Charlevoix sits on a narrow neck of land between Lake Michigan and Lake Charlevoix, where a drawbridge lifts on the hour each summer to let sailboats through the channel. The town is known for the work of Earl Young, a self-taught architect whose roughly 30 Mushroom Houses curve across the historic district with stone walls, wavy cedar-shake roofs, and boulders the size of small cars. Walking tours of the Young houses leave downtown most summer Saturdays.
Castle Farms, built in 1918 as a horse-breeding operation modeled on a French Renaissance château, now hosts events and opens its formal gardens, model railroad, and self-guided history tours to visitors. The red Charlevoix South Pier Lighthouse stands where the channel meets Lake Michigan, a short walk from Michigan Beach Park.
South Haven

The red South Haven Lighthouse has marked the mouth of the Black River since 1903 and still operates at the end of the South Pier. The town of about 4,000 sits where the Black River meets Lake Michigan and splits neatly into a sandy beach district and a working harbor. The Michigan Maritime Museum on Dyckman Avenue covers Great Lakes shipbuilding and lighthouse history, and its schooner Friends Good Will takes passengers out onto the lake.
The National Blueberry Festival, held the second weekend of August since 1963, brings tens of thousands of people to town for a parade, pie-eating contests, a 5K, and a U-pick day at a nearby farm. Van Buren State Park, just south of town, protects a mile of Lake Michigan beach behind forested dunes.
Frankenmuth

Bronner's Christmas Wonderland, the largest year-round Christmas store in the world, spreads across 27 acres on Christmas Lane just south of downtown Frankenmuth and stocks more than 50,000 holiday items. The town around it was founded in 1845 by 15 Lutheran missionaries from Franconia, in Bavaria, who came to evangelize the Chippewa and stayed to farm. The main street still uses German-style timber-frame buildings and serves the family-style chicken dinners that made the town's name.
The Bavarian Inn and Zehnder's face each other across Main Street and serve roughly a million chicken dinners between them each year, a tradition that started at Zehnder's in the 1920s. Frankenmuth's Oktoberfest in mid-September is the largest sanctioned by Munich outside Germany, pouring imported beer brewed under the Reinheitsgebot purity law.
Traverse City

The Old Mission and Leelanau peninsulas hold about 40 wineries within a half-hour of Traverse City, the densest cluster in Michigan and one of the largest cool-climate wine regions east of the Mississippi.

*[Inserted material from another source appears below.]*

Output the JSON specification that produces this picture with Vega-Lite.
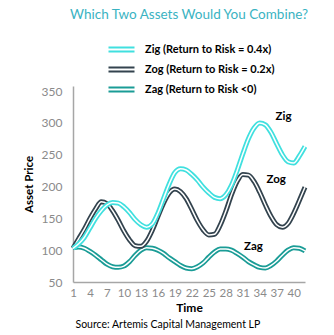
{
  "$schema": "https://vega.github.io/schema/vega-lite/v6.json",
  "width": 232,
  "height": 196,
  "autosize": {"type": "none"},
  "padding": {"left": 73, "top": 86, "right": 29, "bottom": 53},
  "background": "white",
  "config": {"font": "Lato", "view": {"stroke": null}},
  "title": {"text": "Which Two Assets Would You Combine?", "color": "#3ab3c2", "fontSize": 13.5, "fontWeight": "normal", "font": "Lato", "anchor": "middle", "offset": 21},
  "data": {"values": [
    {"t":1,"Zig":103,"Zog":103,"Zag":104},
    {"t":2,"Zig":110,"Zog":118,"Zag":105},
    {"t":3,"Zig":120,"Zog":133,"Zag":103},
    {"t":4,"Zig":135,"Zog":150,"Zag":98},
    {"t":5,"Zig":150,"Zog":165,"Zag":92},
    {"t":6,"Zig":162,"Zog":176,"Zag":85},
    {"t":7,"Zig":171,"Zog":173,"Zag":78},
    {"t":8,"Zig":175,"Zog":162,"Zag":74},
    {"t":9,"Zig":174,"Zog":147,"Zag":73},
    {"t":10,"Zig":168,"Zog":130,"Zag":75},
    {"t":11,"Zig":159,"Zog":116,"Zag":82},
    {"t":12,"Zig":148,"Zog":107,"Zag":92},
    {"t":13,"Zig":140,"Zog":106,"Zag":100},
    {"t":14,"Zig":136,"Zog":114,"Zag":104},
    {"t":15,"Zig":141,"Zog":131,"Zag":103},
    {"t":16,"Zig":158,"Zog":153,"Zag":100},
    {"t":17,"Zig":181,"Zog":174,"Zag":95},
    {"t":18,"Zig":204,"Zog":190,"Zag":88},
    {"t":19,"Zig":222,"Zog":196,"Zag":82},
    {"t":20,"Zig":228,"Zog":192,"Zag":76},
    {"t":21,"Zig":226,"Zog":181,"Zag":72},
    {"t":22,"Zig":219,"Zog":164,"Zag":71},
    {"t":23,"Zig":210,"Zog":146,"Zag":74},
    {"t":24,"Zig":199,"Zog":132,"Zag":80},
    {"t":25,"Zig":190,"Zog":124,"Zag":89},
    {"t":26,"Zig":183,"Zog":125,"Zag":97},
    {"t":27,"Zig":181,"Zog":139,"Zag":102},
    {"t":28,"Zig":187,"Zog":161,"Zag":102},
    {"t":29,"Zig":202,"Zog":187,"Zag":100},
    {"t":30,"Zig":225,"Zog":208,"Zag":95},
    {"t":31,"Zig":251,"Zog":219,"Zag":89},
    {"t":32,"Zig":275,"Zog":218,"Zag":82},
    {"t":33,"Zig":292,"Zog":208,"Zag":77},
    {"t":34,"Zig":300,"Zog":191,"Zag":73},
    {"t":35,"Zig":297,"Zog":171,"Zag":72},
    {"t":36,"Zig":285,"Zog":153,"Zag":76},
    {"t":37,"Zig":267,"Zog":140,"Zag":83},
    {"t":38,"Zig":250,"Zog":136,"Zag":92},
    {"t":39,"Zig":239,"Zog":142,"Zag":100},
    {"t":40,"Zig":237,"Zog":158,"Zag":104},
    {"t":41,"Zig":248,"Zog":178,"Zag":103},
    {"t":42,"Zig":263,"Zog":199,"Zag":99}
  ]},
  "transform": [{"fold": ["Zig", "Zog", "Zag"], "as": ["s", "v"]}],
  "resolve": {"axis": {"x": "independent"}},
  "encoding": {
    "y": {"field": "v", "type": "quantitative", "scale": {"domain": [50, 358], "nice": false, "zero": false},
      "axis": {"values": [50, 100, 150, 200, 250, 300, 350], "ticks": false, "grid": false, "domainColor": "#a6a6a6", "domainWidth": 1.5, "labelColor": "#8a8a8a", "labelFontSize": 12, "labelPadding": 11, "title": "Asset Price", "titleFontWeight": "bold", "titleFontSize": 11.5, "titleColor": "black", "titlePadding": 7}}
  },
  "layer": [
    {
      "transform": [{"filter": "datum.s == 'Zag'"}],
      "mark": {"type": "line", "strokeWidth": 5, "interpolate": "monotone"},
      "encoding": {
        "x": {"field": "t", "type": "quantitative", "scale": {"domain": [1, 42], "nice": false, "zero": false},
          "axis": {"orient": "bottom", "values": [1, 4, 7, 10, 13, 16, 19, 22, 25, 28, 31, 34, 37, 40], "ticks": false, "grid": false, "domainColor": "#a6a6a6", "domainWidth": 1.5, "labelColor": "#8a8a8a", "labelFontSize": 11.5, "labelPadding": 5, "labelFlush": false, "title": "Time", "titleFontSize": 12, "titleFontWeight": "bold", "titleColor": "black", "titlePadding": 4}},
        "y": {"field": "v", "type": "quantitative"},
        "color": {"field": "s", "type": "nominal", "scale": {"domain": ["Zig", "Zog", "Zag"], "range": ["#40e0df", "#33434e", "#1a9c96"]},
          "legend": {"orient": "none", "legendX": 41, "legendY": -44, "title": null, "symbolType": "M-2,-0.3H2M-2,0.3H2", "symbolSize": 169, "symbolStrokeWidth": 2, "symbolFillColor": "transparent", "labelFont": "Lato", "labelFontWeight": "bold", "labelFontSize": 11, "labelColor": "black", "labelOffset": 16, "rowPadding": 6,
            "labelExpr": "datum.label == 'Zig' ? 'Zig (Return to Risk = 0.4x)' : datum.label == 'Zog' ? 'Zog (Return to Risk = 0.2x)' : 'Zag (Return to Risk <0)'"}}
      }
    },
    {
      "transform": [{"filter": "datum.s == 'Zag'"}],
      "mark": {"type": "line", "strokeWidth": 1.5, "color": "white", "interpolate": "monotone"},
      "encoding": {"x": {"field": "t", "type": "quantitative", "axis": null}, "y": {"field": "v", "type": "quantitative"}}
    },
    {
      "transform": [{"filter": "datum.s == 'Zog'"}],
      "mark": {"type": "line", "strokeWidth": 5, "interpolate": "monotone"},
      "encoding": {"x": {"field": "t", "type": "quantitative", "axis": null}, "y": {"field": "v", "type": "quantitative"}, "color": {"field": "s", "type": "nominal"}}
    },
    {
      "transform": [{"filter": "datum.s == 'Zog'"}],
      "mark": {"type": "line", "strokeWidth": 1.5, "color": "white", "interpolate": "monotone"},
      "encoding": {"x": {"field": "t", "type": "quantitative", "axis": null}, "y": {"field": "v", "type": "quantitative"}}
    },
    {
      "transform": [{"filter": "datum.s == 'Zig'"}],
      "mark": {"type": "line", "strokeWidth": 5, "interpolate": "monotone"},
      "encoding": {"x": {"field": "t", "type": "quantitative", "axis": null}, "y": {"field": "v", "type": "quantitative"}, "color": {"field": "s", "type": "nominal"}}
    },
    {
      "transform": [{"filter": "datum.s == 'Zig'"}],
      "mark": {"type": "line", "strokeWidth": 1.5, "color": "white", "interpolate": "monotone"},
      "encoding": {"x": {"field": "t", "type": "quantitative", "axis": null}, "y": {"field": "v", "type": "quantitative"}}
    },
    {
      "data": {"values": [
        {"name": "Zig", "lx": 38.2, "ly": 309},
        {"name": "Zog", "lx": 36.9, "ly": 211},
        {"name": "Zag", "lx": 32.9, "ly": 105}
      ]},
      "mark": {"type": "text", "font": "Lato", "fontWeight": "bold", "fontSize": 11.5, "color": "black", "align": "center", "baseline": "middle"},
      "encoding": {
        "x": {"field": "lx", "type": "quantitative",
          "axis": {"orient": "bottom", "labels": false, "ticks": false, "domain": false, "grid": false, "title": "Source: Artemis Capital Management LP", "titleFont": "Lato", "titleFontWeight": "normal", "titleFontSize": 10.5, "titleColor": "black", "titleAnchor": "start", "titleAlign": "left", "titleX": 2, "titleY": 37, "titleBaseline": "top"}},
        "y": {"field": "ly", "type": "quantitative"},
        "text": {"field": "name"}
      }
    }
  ]
}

The Old Mission Peninsula runs along the 45th parallel, the same latitude as Bordeaux and Burgundy. The National Cherry Festival, held the week of July 4th since 1925, draws around 500,000 people to a region that grows roughly 75 percent of the country's tart cherries.
Sleeping Bear Dunes National Lakeshore covers 71,000 acres along Lake Michigan about 25 miles west of town, where the Pierce Stocking Scenic Drive loops seven miles past 450-foot dunes that fall straight to the water. In town, the Village at Grand Traverse Commons has turned the restored 19th-century Northern Michigan Asylum into a run of restaurants and shops, including the Cooks' House.
Marquette

Sugarloaf Mountain, just outside Marquette, climbs 470 feet above Lake Superior on a stepped trail to a summit that opens onto the largest freshwater lake in the world by area. Marquette is the biggest city in the Upper Peninsula and the county seat, founded in 1849 to ship iron ore off the Marquette Iron Range. Two working ore docks still load freighters in the harbor, and the Lower Harbor Ore Dock has been rebuilt into a public observation pier.
Presque Isle Park, a 323-acre peninsula on the city's north side, has a two-mile loop drive past Black Rocks, where locals leap into Lake Superior all summer. Northern Michigan University keeps the population young, and the Iron Ore Heritage Trail, a 47-mile rail-trail, follows the old mining railroad across the region with Marquette near its middle.
Saugatuck

The Saugatuck Chain Ferry has crossed the Kalamazoo River by hand since 1838 and is the only hand-cranked chain ferry still running in the country, pulled across by an operator turning a crank. Saugatuck sits on Lake Michigan's southeast shore about 12 miles south of Holland, and its arts scene earned it the "Art Coast of Michigan" label decades ago. Butler Street downtown holds about 30 galleries, with rotating shows and a First Friday art walk.
Oval Beach, named one of the country's best freshwater beaches by Conde Nast and MTV, stretches a quarter mile along Lake Michigan with dunes behind it just across the river. Saugatuck Dunes State Park, north of town, protects 1,000 acres of coastal forest and dune with 14 miles of trail to undeveloped shoreline. Mount Baldhead Park, up a 302-step staircase, gives the best combined view of the river, dunes, and lake.
A Weekend In Either Peninsula
The Lower Peninsula keeps the wineries, the cherry orchards, and Frankenmuth's German heritage within a few hours of each other. The Upper Peninsula turns quieter and wilder, with Marquette as the anchor and Lake Superior's shore opening north from there. Pick one peninsula for a long weekend, or cross the Mackinac Bridge and string together both.